At its inception in 1998, the Bluetooth SIG was primarily run by a staff effectively seconded from its member companies. In 2001 Tom Siep served as the group's managing director, and from 2002 to 2004 Mike McCamon led the group as its executive director. In 2004 he was replaced by Michael W. Foley (Mike). From 2012-mid-2024, Mark Powell acted as the Bluetooth SIG's CEO/Executive Director. Effective 29 May 2024, Neville Meijers became the SIG's CEO. Beginning in 2002 a professional staff was hired, composed of operations, engineering and marketing specialists. From 2002 to 2004 the Bluetooth SIG was based in Overland Park, Kansas, US, and is now based in Kirkland, Washington. In addition to its professional staff, the SIG is supported by its more than 40,000 member companies who participate in the various working groups that produce the standardization documents and oversee the qualification process for new products and help to evangelize the technology.

==Structure==
The SIG members participate in study groups, expert groups, working groups along with committees.

===Study groups===
The study groups carry out research into their various areas which informs the development of the Bluetooth specifications. They may eventually become working groups in their own right.

===Expert groups===
The expert groups deal with issues of technical importance to all aspects of Bluetooth development. As with the Study Groups their work informs the working groups as well as the corporate groups.
Participation in the Expert Groups is restricted to Promoter members and Associate members.

===Working groups===
The working groups develop new Bluetooth specifications and enhance adopted specifications. They are responsible for the vast majority of published standards and specifications. Participation in the working groups is restricted to Promoter members and Associate members.

===Committees===
The committees of the SIG deal with the other aspects of licensing, marketing and review including developing and maintaining the Qualification Process, oversight of the Bluetooth specifications, and developing, improving and maintaining the test methodology and concepts as well as other strategic functions.

==Membership==
Any company incorporating Bluetooth wireless technology into products, using the technology to offer goods and services or simply re-branding a product with Bluetooth technology may become a member of the Bluetooth SIG. There are three levels of corporate membership totaling more than 20,000 members, and individuals from member companies may also participate.

===Promoter members===
These members are the most active in the SIG and have considerable influence over both the strategic and technological directions of Bluetooth as a whole.

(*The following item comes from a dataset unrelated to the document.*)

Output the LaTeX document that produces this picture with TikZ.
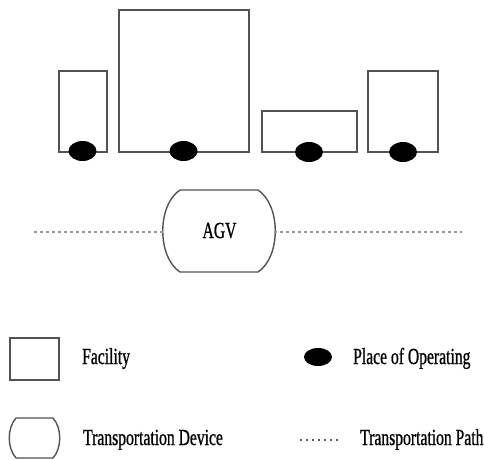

- Ericsson (founder member)
- Intel (founder member)
- Nokia (founder member)
- Toshiba (founder member)
- Microsoft (since 1999)
- Lenovo (since 2005, replaced founder member IBM after the divestment of personal computing division)
- Apple (since 2015)
- Google (since 2017)
- Telink Semiconductor (since 2019)

Each Promoter member has one seat (and one vote) on the board of directors and the Qualification Review Board (the body responsible for developing and maintaining the qualification process). They each may have multiple staff in the various working groups and committees that comprise the work of the SIG.

The SIG's website carries a full list of members.

===Associate members===
The Bluetooth SIG Associate membership fees have stayed the same since 2006. Associate membership is renewed annually and the yearly fee depends on the individual company's revenue. Companies with annual revenue in excess of $100M US are considered Large Associates and pay annual membership fees of $42,000 US. Small Associates are categorized as those organizations with revenue less than $100M US and join the SIG with an annual membership fee of $9,000 US. Associate members of the SIG get early access to draft specifications at versions 0.5 and 0.7 and are eligible to participate and gain a voting seat in working groups and committees—a key opportunity to work with other Associate and Promoter members on enhancing existing specifications. They are also eligible for enhanced marketing support, receive discounts on product qualification listings and SIG events including Bluetooth World and UnPlugFest (UPF) testing events.

===Adopter members===
Adopter membership in the SIG is free and entitles members to use published Bluetooth wireless specifications and Bluetooth trademarks. Adopter members do not have early access to unpublished specifications and may not participate in working groups or committees to influence the development of the technology.

===Individuals===
Membership is not currently open to individuals.

===Universities===
Universities or other educational facilities are not accepted for membership.

==Qualification==
Next to the development of the technology itself, the qualification process is one of the most important aspects of Bluetooth technology, supporting interoperability, conformance to the Bluetooth specifications, and to strengthening the Bluetooth brand.

Members of the Bluetooth SIG must complete the qualification and declaration process for their Bluetooth enabled product(s) to demonstrate and declare compliance to the .

The primary objective of the qualification process is for members to demonstrate their product(s) compliance to the adopted specifications through testing and documentation. After qualification is completed, members need to complete the declaration process. Members declare their compliance to both the Bluetooth Patent/Copyright License Agreement and Bluetooth Trademark License Agreement ("BTLA").

An overview of both processes including steps of the processes, types and fees is available on the Bluetooth SIG public portal.

Bluetooth Qualification Experts (BQEs) and Bluetooth Qualification Test Facilities (BQTFs) are available to support members through the processes. Members uncertain or unfamiliar with the qualification process are encouraged to consider using one or both of these service types.